С вашей мамой все в порядке, моя дорогая, — говорит сестра Отт, сверяясь с больничной картой. — У нее замечается небольшое нарушение дыхания, но в этом нет ничего пугающего, могу вас уверить…


Что показало КТ? — интересуюсь я, и сестра Отт недоуменно смотрит на меня.


Извините, — лепечет она все с тем же недоумением в голосе, — но об этом вам лучше поговорить с доктором Хоффманном.


Но какая степень комы присвоена пациентке, вы хотя бы можете нам сказать?


Я… э… я не могу распространяться на такие темы. Поговорите лучше с доктором Хоффманном! — и сестра Отт ретируется к дверям. — Я оставлю вас, извините.


Ты ее здорово перепугал, — поигрывает бровями Мелисса. — А что такое «степень комы»? Никогда о таком не слышала.


Обычно кома классифицируется по четырем различным степеням, в зависимости от ее тяжести…


Жуть какая, — произносит девочка, устремляя на мать долгий, печальный взгляд. — Она кажется такой умиротворенной, тебе так не кажется? — спрашивает она после недолгого молчания. — Словно ей хорошо там, где она сейчас находится… Хотела бы я знать, так ли это?


Мелисса прикасается к руке матери и тихонько ее поглаживает, словно жалея несчастного маленького зверька, забившегося от страха в самый темный угол. Возможно, кома — эта та же глубокая нора, в которой сознание больного прячется до поры до времени… если и вовсе сумеет из нее выбраться.


Я читала, что люди в коме иногда способны нас слышать, — снова говорит Мелисса. — Как ты думаешь, это правда?


Уверен, ей нравится звучание твоего голоса, — отвечаю я девочке. — Поговори с ней.
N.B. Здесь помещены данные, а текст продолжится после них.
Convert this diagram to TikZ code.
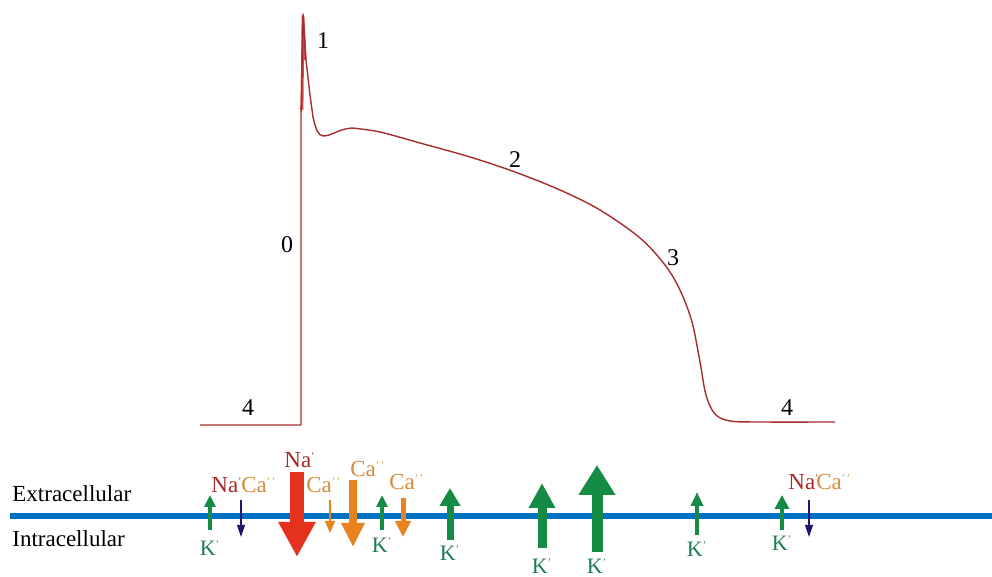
\documentclass[tikz,border=0pt]{standalone}
\usepackage{fontspec}
\setmainfont{Liberation Serif}
\usetikzlibrary{arrows.meta}
\definecolor{cTrace}{RGB}{165,45,45}
\definecolor{cSpike}{RGB}{215,70,70}
\definecolor{cMembrane}{RGB}{0,112,192}
\definecolor{cGreen}{RGB}{20,140,70}
\definecolor{cKtext}{RGB}{30,125,80}
\definecolor{cRed}{RGB}{228,50,30}
\definecolor{cNatext}{RGB}{170,40,40}
\definecolor{cOrange}{RGB}{232,130,30}
\definecolor{cCatext}{RGB}{212,140,60}
\definecolor{cNavy}{RGB}{40,20,110}
\tikzset{
  %% action potential trace
  trace/.style={draw=cTrace, line width=0.7pt, line join=round},
  phaselabel/.style={font=\fontsize{12}{12}\selectfont, inner sep=0pt},
  sidelabel/.style={font=\fontsize{11.5}{11.5}\selectfont, inner sep=0pt, anchor=base west},
  %% ion labels
  ionlabel/.style={font=\fontsize{11.5}{11.5}\selectfont, inner sep=0pt, anchor=base west},
  nalabel/.style={ionlabel, text=cNatext},
  calabel/.style={ionlabel, text=cCatext},
  klabel/.style={font=\fontsize{11}{11}\selectfont, inner sep=0pt, text=cKtext},
  %% ion flux arrows
  flux/.style n args={3}{line width=#1, -{Triangle[width=#2, length=#3]}},
  membrane/.style={draw=cMembrane, line width=3pt},
}
\newcommand{\sing}{\textsuperscript{\tiny'}}
\newcommand{\dbl}{\textsuperscript{\tiny'\,'}}

\begin{document}
\begin{tikzpicture}[x=0.5pt, y=-0.5pt]
\useasboundingbox (0,0) rectangle (992,577);

%% ----- action potential -----
\draw[cSpike, line width=1.4pt] (302,110) -- (303,16) -- (305,60);
\draw[trace] (200,425) -- (301,425) -- (301,115) -- (303,14) -- (306,60)
  -- (310,95) -- (313,117) .. controls (316,130) and (318,135) .. (323,136)
  .. controls (332,136) and (338,129) .. (352,128);
\draw[trace] plot[smooth, tension=0.55] coordinates {
  (352,128) (380,132) (420,143) (470,157) (515,172) (560,190) (600,210)
  (640,238) (665,265) (680,290) (692,322) (700,362) (706,395) (715,414)
  (730,421) (760,422) (835,422)};

%% ----- phase numbers -----
\node[phaselabel] (ph0)  at (287,245) {0};
\node[phaselabel] (ph1)  at (323,41)  {1};
\node[phaselabel] (ph2)  at (515,160) {2};
\node[phaselabel] (ph3)  at (673,258) {3};
\node[phaselabel] (ph4a) at (248,408) {4};
\node[phaselabel] (ph4b) at (787,408) {4};

%% ----- membrane -----
\draw[membrane] (10,516) -- (992,516);
\node[sidelabel] (extra) at (12,502) {Extracellular};
\node[sidelabel] (intra) at (12,546) {Intracellular};

%% ----- K+ outward currents -----
\foreach \x/\yb/\yt/\w/\hw/\hl/\ly in {
    210/530/495/1.6pt/5.5pt/6pt/548,
    382/530/495/1.6pt/5.5pt/6pt/545,
    450/540/488/3.5pt/10pt/9pt/553,
    542/548/483/4.5pt/12.5pt/12.5pt/566,
    597/552/465/5.5pt/17.5pt/15pt/566,
    697/535/492/2pt/6pt/7pt/549,
    782/530/495/2pt/7pt/7pt/543} {
  \draw[flux={\w}{\hw}{\hl}, cGreen] (\x,\yb) -- (\x,\yt);
  \node[klabel] (K\x) at (\x,\ly) {K\sing};
}

%% ----- Na+ / Ca2+ inward currents -----
\draw[flux={0.6pt}{4pt}{6pt}, cNavy]     (241,500) -- (241,537);
\draw[flux={0.6pt}{4pt}{6pt}, cNavy]     (809,500) -- (809,537);
\draw[flux={7pt}{17.5pt}{17.5pt}, cRed]  (297,472) -- (297,557);
\draw[flux={0.8pt}{5pt}{6pt}, cOrange]   (330,500) -- (330,533);
\draw[flux={4pt}{11pt}{12pt}, cOrange]   (353,480) -- (353,547);
\draw[flux={2.5pt}{7.5pt}{8pt}, cOrange] (403,498) -- (403,537);

\node[nalabel] (NaA) at (211,493) {Na\sing};
\node[calabel] (CaA) at (241,493) {Ca\dbl};
\node[nalabel] (NaB) at (284,468) {Na\sing};
\node[calabel] (CaB) at (306,493) {Ca\dbl};
\node[calabel] (CaC) at (350,477) {Ca\dbl};
\node[calabel] (CaD) at (389,490) {Ca\dbl};
\node[nalabel] (NaC) at (788,490) {Na\sing};
\node[calabel] (CaE) at (816,490) {Ca\dbl};

\end{tikzpicture}
\end{document}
Даже не знаю, что и сказать, — хмыкает она безрадостно. — Может ты сначала попробуешь?


Я? — удивленно смотрю на Мелиссу, которая уступает мне место рядом с матерью. — И что я, по-твоему, должен ей сказать?


Не знаю, ты старше, придумай что-нибудь.


Отлично! — я на секунду задумываюсь, а потом неуверенно произношу: — Здравствуйте, Ханна. Мы тут с вашей дочерью решили вас навестить…


Мелисса молча показывает мне большой палец, мол, ты отлично справляешься, продолжай.


… и врачи говорят, что у вас все в полном порядке, — это звучит абсолютно глупо и неправдоподобно — разве может быть все в полном порядке у человека в коме, — а доктор Хоффманн обещает в скором времени провести еще один медицинский консилиум в вашу честь…


Ма, они хотят убить твоего малыша, но я им это не позволю. Клянусь! — встревает в мой монолог с ее матерью Мелисса. Похоже, она действительно верит, что мать может ее слышать… — Можешь продолжать, — снова кивает она мне.